Author/Authors :
Brookfield، نويسنده , , M.E.، نويسنده ,
Abstract :
During uplift of the Tibetan plateau and surrounding ranges, tectonic processes have interacted with climatic change and with local random effects (such as landslides) to determine the development of the major river systems of Asia. Rivers draining southward have three distinctive patterns that are controlled by different tectonic and climatic regimes. In central and southern Afghanistan, the rivers have moderate gradients and fan out from northeastern sources to disappear into arid depressions. Anti-clockwise rotation of southern Afghanistan, caused by differential compression and right-lateral shear, cut the rivers on the north, while increasingly arid conditions developed on the south as arc accretion in the Makran separated sources from the coastal rains.
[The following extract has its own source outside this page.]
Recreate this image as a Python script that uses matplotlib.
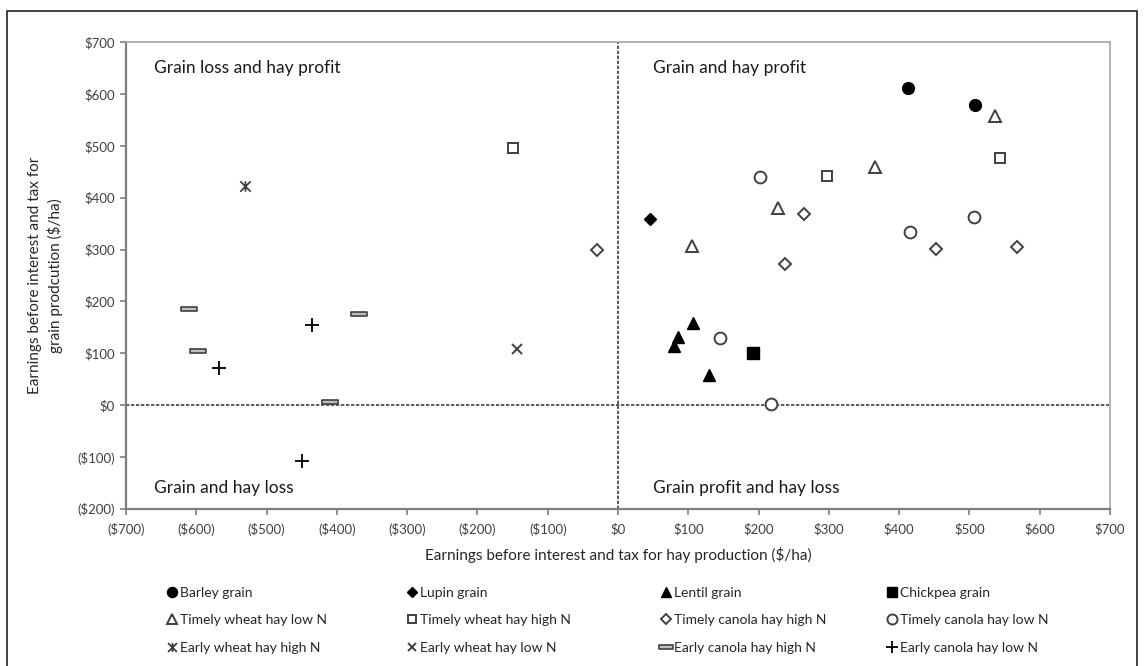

In Tibet and southeast Asia, the rivers are widely separated and have low gradients on the Tibetan plateau, higher gradients as they turn southwards into close and parallel gorges, before they fan out southeast to enter different seas. Differential shear and clockwise rotation between the compressing Tibetan plateau and Southeast Asia determined the great sigmoidal bends of this river system which was accompanied by increasing aridity, with truncation of river systems in the north and river capture in the south. In the Himalaya and southern Tibet, the main rivers have steep gradients where they cut across the Himalayan range and occasionally truncate former rivers with low gradients on the Tibetan plateau to the north. Southward thrusting and massive frontal erosion of the Himalaya caused progressive truncation of longitudinal rivers on the plateau, accompanied by river capture, and glacial and landslide diversions on the south. The drainage history of southern Asia can be reconstructed by restoring the gross movements of the plates and the tectonic displacement, uplift, and erosion of individual tectonic units. Most important changes in drainage took place in Pliocene to Quaternary times.